The board of AIG, according to the New York Times, is weighing whether to join a $25 billion lawsuit against the U.S. government for forcing unacceptably high losses on shareholders in its bailout. The argument is that this violated the Fifth Amendment’s prohibition on the government seizing private property without just compensation.

To anyone who closely followed the events of September 2008, when AIG was bailed out, this theory seems patently ridiculous. Here’s a refresher on what happened. The company’s financial products division had been, in effect, selling guarantees against losses on highly rated securities tied to mortgages. When those securities plummeted in value, the losses in that division were so great that it brought one of the world’s biggest financial firms to the brink of bankruptcy. When AIG executives turned to the government for help on Sept. 16, 2008, the day after Lehman Brothers went bankrupt, they had no other options; no private entity would lend them money.

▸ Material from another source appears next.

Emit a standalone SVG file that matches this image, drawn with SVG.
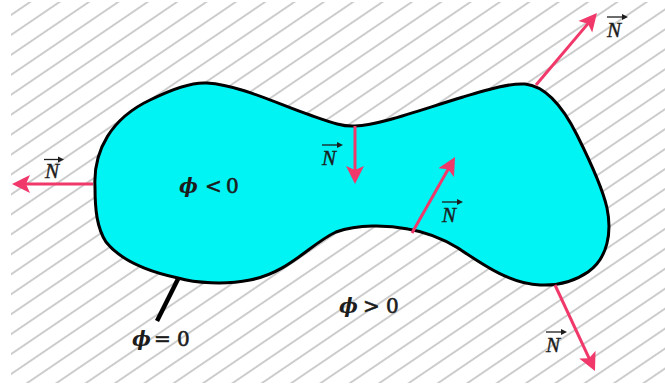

It is true that AIG executives wanted a sweeter deal than they got. They envisioned getting access to emergency Fed lending at some reasonably low interest rate, a privilege granted to banks (and also one of the reasons banks are intensively regulated). New York Fed president Tim Geithner and Treasury Secretary Hank Paulson had other ideas. If the government was going to bail the company out, they were going to insist on more punitive terms. The initial bailout was a loan of up $85 billion at an interest rate of Libor (the short-term bank lending rate) plus 8.5 percentage points. And in exchange for getting the lending facility at all, the New York Fed took on 79.9 percent of the company’s stock. The bailout would eventually expand to $182 billion and a 92 percent government stake in AIG.

The message the government was sending with the onerous terms was clear: If you run a company into the ground, and have to come to Uncle Sam for help, we will help you only reluctantly and at a high cost. If you don’t like it, well, you can join Lehman Brothers in bankruptcy court.

According to the Times report, the AIG board will hear presentations Wednesday from Starr International, the company leading the lawsuit led by former AIG chief executive Hank Greenberg, arguing that AIG should join the suit, then from lawyers for the Treasury and New York Fed. Presumably the government lawyers will offer more precise, legalistic answers to Greenberg’s claims than the head-smacking sense of disbelief that has accompanied public disclosure of the news.

It would be a particularly interesting time to be a fly on the wall in the office of Fed Chairman Ben Bernanke. The AIG bailout was one of the few things that seemed to rile the preternaturally calm academic. “Of all the events and all of the things we’ve done in the last 18 months,” he told “60 Minutes” in March 2009, “the single one that makes me the angriest, that gives me the most angst, is the intervention with AIG. Here was a company that made all kinds of unconscionable bets. Then, when those bets went wrong,  we had a situation where the failure of that company would have brought down the financial system. . . . . It makes me angry. I slammed the phone more than a few times on discussing AIG. It’s– it’s just absolutely– I understand why the American people are angry. It’s absolutely unfair that taxpayer dollars are going to prop up a company that made these terrible bets–that was operating out of the sight of regulators, but which we have no choice but to stabilize, or else risk enormous impact, not just in the financial system, but on the whole U.S. economy.”

If AIG goes forward with joining the suit against the government, it’s easy to imagine that Bernanke’s blood pressure will rise all the more. His won’t be the only one.